Begin Dataset extract

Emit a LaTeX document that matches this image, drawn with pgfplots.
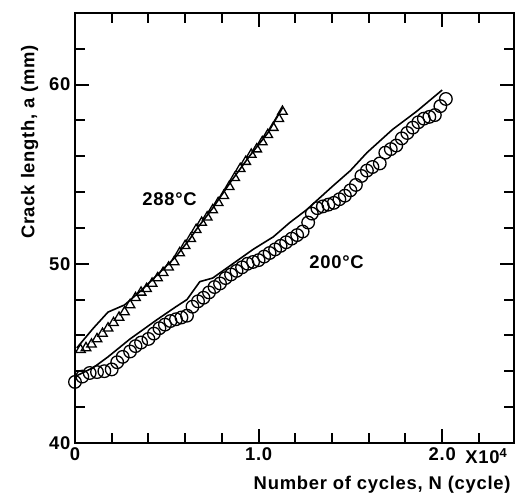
\documentclass[border=0pt]{standalone}
\usepackage{fontspec}
\setmainfont{Liberation Sans}[LetterSpace=4]
\usepackage{pgfplots}
\pgfplotsset{compat=1.18}
\newcommand{\lblfont}{\fontsize{18.5}{22}\selectfont\bfseries}
\begin{document}
\begin{tikzpicture}
\begin{axis}[
  name=ax,
  scale only axis, width=439bp, height=430bp,
  xmin=0, xmax=2.39, ymin=40, ymax=64,
  clip=false,
  axis line style={line width=2.4pt},
  xtick={0,0.2,0.4,0.6,0.8,1.0,1.2,1.4,1.6,1.8,2.0,2.2},
  xticklabels={0,,,,,1.0,,,,,2.0,},
  ytick={40,42,44,46,48,50,52,54,56,58,60,62},
  yticklabels={40,,,,,50,,,,,60,},
  extra x ticks={1.0,2.0}, extra x tick labels={},
  extra y ticks={50,60}, extra y tick labels={},
  extra tick style={major tick length=14bp},
  tick align=inside,
  major tick length=10bp,
  xtick style={line width=2pt, black},
  ytick style={line width=2pt, black},
  /pgf/number format/assume math mode=true,
  tick label style={font=\lblfont},
  xticklabel style={yshift=-1bp},
  yticklabel style={xshift=-1bp},
  xlabel={Number of cycles, N (cycle)},
  ylabel={Crack length, a (mm)},
  label style={font=\lblfont},
  xlabel style={at={(ticklabel cs:0.70)}, anchor=north, yshift=-9bp},
  ylabel style={at={(ticklabel cs:0.70)}, anchor=south, yshift=4bp},
]
% 288 C measured (triangles)
\addplot[only marks, mark=triangle, mark size=5.5bp, mark options={line width=1.3pt, fill=white}] coordinates {
(0.03,45.2)(0.06,45.3)(0.09,45.5)(0.12,45.8)(0.15,46.1)(0.18,46.4)(0.21,46.7)
(0.24,47.0)(0.27,47.3)(0.30,47.7)(0.33,48.1)(0.36,48.4)(0.39,48.6)(0.42,48.9)
(0.45,49.2)(0.48,49.5)(0.51,49.8)(0.54,50.1)(0.57,50.6)(0.60,51.0)(0.63,51.4)
(0.66,51.9)(0.69,52.3)(0.72,52.6)(0.75,53.0)(0.78,53.4)(0.81,53.8)(0.84,54.3)
(0.87,54.8)(0.90,55.3)(0.93,55.7)(0.96,56.1)(0.99,56.4)(1.02,56.8)(1.05,57.2)
(1.08,57.6)(1.11,58.1)(1.13,58.5)
};
% 288 C prediction
\addplot[black, line width=1.6pt] coordinates {
(0.01,45.3)(0.10,46.4)(0.18,47.3)(0.27,47.7)(0.36,48.5)(0.45,49.4)(0.49,49.8)
(0.55,50.4)(0.58,50.8)(0.62,51.3)(0.66,51.9)(0.75,53.1)(0.85,54.6)(0.95,56.0)
(1.05,57.3)(1.13,58.7)
};
% 200 C measured (circles)
\addplot[only marks, mark=o, mark size=6.3bp, mark options={line width=1.3pt, fill=white}] coordinates {
(0.00,43.4)(0.04,43.7)(0.08,43.9)(0.12,43.95)(0.16,44.0)(0.20,44.1)(0.23,44.5)
(0.26,44.8)(0.30,45.1)(0.33,45.4)(0.36,45.6)(0.40,45.8)(0.43,46.1)(0.46,46.4)
(0.49,46.6)(0.52,46.8)(0.55,46.9)(0.58,47.0)(0.61,47.1)(0.64,47.6)(0.67,47.9)
(0.70,48.1)(0.73,48.4)(0.76,48.7)(0.79,48.9)(0.82,49.2)(0.85,49.4)(0.88,49.6)
(0.91,49.8)(0.94,50.0)(0.97,50.1)(1.00,50.2)(1.03,50.4)(1.06,50.6)(1.09,50.8)
(1.12,51.0)(1.15,51.2)(1.18,51.4)(1.21,51.6)(1.24,51.8)(1.27,52.3)(1.29,52.8)
(1.32,53.1)(1.35,53.2)(1.38,53.3)(1.41,53.4)(1.44,53.6)(1.47,53.8)(1.50,54.1)
(1.53,54.4)(1.56,54.9)(1.59,55.2)(1.62,55.4)(1.66,55.6)(1.69,56.2)(1.72,56.4)
(1.75,56.6)(1.78,57.0)(1.81,57.3)(1.84,57.6)(1.87,57.9)(1.90,58.1)(1.93,58.2)
(1.96,58.3)(1.99,58.8)(2.02,59.2)
};
% 200 C prediction
\addplot[black, line width=1.6pt] coordinates {
(0.00,43.7)(0.10,44.2)(0.18,44.8)(0.30,45.8)(0.45,46.9)(0.55,47.6)(0.61,48.0)
(0.68,49.0)(0.75,49.2)(0.86,50.0)(0.97,50.8)(1.08,51.5)(1.17,52.3)(1.26,53.0)
(1.40,54.3)(1.50,55.2)(1.59,56.2)(1.73,57.5)(1.86,58.5)(2.00,59.7)
};
\node[font=\lblfont] at (axis cs:0.515,53.6) {288°C};
\node[font=\lblfont] at (axis cs:1.425,50.1) {200°C};
\node[font=\lblfont, anchor=west, xshift=22bp, yshift=-13bp, inner sep=1bp] at (axis cs:2.0,40) {X10$^{\mathbf{4}}$};
\end{axis}
\path (ax.south west) ++(-75bp,-56bp) coordinate (bl);
\path (ax.north east) ++(1bp,13bp) coordinate (tr);
\path (bl) rectangle (tr);
\end{tikzpicture}
\end{document}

End Dataset extract

Goal » Restate the data above exactly, stripping out each image.

Answer to the exercise »
Emit a LaTeX document that matches this image, drawn with pgfplots.
\documentclass[border=0pt]{standalone}
\usepackage{fontspec}
\setmainfont{Liberation Sans}[LetterSpace=4]
\usepackage{pgfplots}
\pgfplotsset{compat=1.18}
\newcommand{\lblfont}{\fontsize{18.5}{22}\selectfont\bfseries}
\begin{document}
\begin{tikzpicture}
\begin{axis}[
  name=ax,
  scale only axis, width=439bp, height=430bp,
  xmin=0, xmax=2.39, ymin=40, ymax=64,
  clip=false,
  axis line style={line width=2.4pt},
  xtick={0,0.2,0.4,0.6,0.8,1.0,1.2,1.4,1.6,1.8,2.0,2.2},
  xticklabels={0,,,,,1.0,,,,,2.0,},
  ytick={40,42,44,46,48,50,52,54,56,58,60,62},
  yticklabels={40,,,,,50,,,,,60,},
  extra x ticks={1.0,2.0}, extra x tick labels={},
  extra y ticks={50,60}, extra y tick labels={},
  extra tick style={major tick length=14bp},
  tick align=inside,
  major tick length=10bp,
  xtick style={line width=2pt, black},
  ytick style={line width=2pt, black},
  /pgf/number format/assume math mode=true,
  tick label style={font=\lblfont},
  xticklabel style={yshift=-1bp},
  yticklabel style={xshift=-1bp},
  xlabel={Number of cycles, N (cycle)},
  ylabel={Crack length, a (mm)},
  label style={font=\lblfont},
  xlabel style={at={(ticklabel cs:0.70)}, anchor=north, yshift=-9bp},
  ylabel style={at={(ticklabel cs:0.70)}, anchor=south, yshift=4bp},
]
% 288 C measured (triangles)
\addplot[only marks, mark=triangle, mark size=5.5bp, mark options={line width=1.3pt, fill=white}] coordinates {
(0.03,45.2)(0.06,45.3)(0.09,45.5)(0.12,45.8)(0.15,46.1)(0.18,46.4)(0.21,46.7)
(0.24,47.0)(0.27,47.3)(0.30,47.7)(0.33,48.1)(0.36,48.4)(0.39,48.6)(0.42,48.9)
(0.45,49.2)(0.48,49.5)(0.51,49.8)(0.54,50.1)(0.57,50.6)(0.60,51.0)(0.63,51.4)
(0.66,51.9)(0.69,52.3)(0.72,52.6)(0.75,53.0)(0.78,53.4)(0.81,53.8)(0.84,54.3)
(0.87,54.8)(0.90,55.3)(0.93,55.7)(0.96,56.1)(0.99,56.4)(1.02,56.8)(1.05,57.2)
(1.08,57.6)(1.11,58.1)(1.13,58.5)
};
% 288 C prediction
\addplot[black, line width=1.6pt] coordinates {
(0.01,45.3)(0.10,46.4)(0.18,47.3)(0.27,47.7)(0.36,48.5)(0.45,49.4)(0.49,49.8)
(0.55,50.4)(0.58,50.8)(0.62,51.3)(0.66,51.9)(0.75,53.1)(0.85,54.6)(0.95,56.0)
(1.05,57.3)(1.13,58.7)
};
% 200 C measured (circles)
\addplot[only marks, mark=o, mark size=6.3bp, mark options={line width=1.3pt, fill=white}] coordinates {
(0.00,43.4)(0.04,43.7)(0.08,43.9)(0.12,43.95)(0.16,44.0)(0.20,44.1)(0.23,44.5)
(0.26,44.8)(0.30,45.1)(0.33,45.4)(0.36,45.6)(0.40,45.8)(0.43,46.1)(0.46,46.4)
(0.49,46.6)(0.52,46.8)(0.55,46.9)(0.58,47.0)(0.61,47.1)(0.64,47.6)(0.67,47.9)
(0.70,48.1)(0.73,48.4)(0.76,48.7)(0.79,48.9)(0.82,49.2)(0.85,49.4)(0.88,49.6)
(0.91,49.8)(0.94,50.0)(0.97,50.1)(1.00,50.2)(1.03,50.4)(1.06,50.6)(1.09,50.8)
(1.12,51.0)(1.15,51.2)(1.18,51.4)(1.21,51.6)(1.24,51.8)(1.27,52.3)(1.29,52.8)
(1.32,53.1)(1.35,53.2)(1.38,53.3)(1.41,53.4)(1.44,53.6)(1.47,53.8)(1.50,54.1)
(1.53,54.4)(1.56,54.9)(1.59,55.2)(1.62,55.4)(1.66,55.6)(1.69,56.2)(1.72,56.4)
(1.75,56.6)(1.78,57.0)(1.81,57.3)(1.84,57.6)(1.87,57.9)(1.90,58.1)(1.93,58.2)
(1.96,58.3)(1.99,58.8)(2.02,59.2)
};
% 200 C prediction
\addplot[black, line width=1.6pt] coordinates {
(0.00,43.7)(0.10,44.2)(0.18,44.8)(0.30,45.8)(0.45,46.9)(0.55,47.6)(0.61,48.0)
(0.68,49.0)(0.75,49.2)(0.86,50.0)(0.97,50.8)(1.08,51.5)(1.17,52.3)(1.26,53.0)
(1.40,54.3)(1.50,55.2)(1.59,56.2)(1.73,57.5)(1.86,58.5)(2.00,59.7)
};
\node[font=\lblfont] at (axis cs:0.515,53.6) {288°C};
\node[font=\lblfont] at (axis cs:1.425,50.1) {200°C};
\node[font=\lblfont, anchor=west, xshift=22bp, yshift=-13bp, inner sep=1bp] at (axis cs:2.0,40) {X10$^{\mathbf{4}}$};
\end{axis}
\path (ax.south west) ++(-75bp,-56bp) coordinate (bl);
\path (ax.north east) ++(1bp,13bp) coordinate (tr);
\path (bl) rectangle (tr);
\end{tikzpicture}
\end{document}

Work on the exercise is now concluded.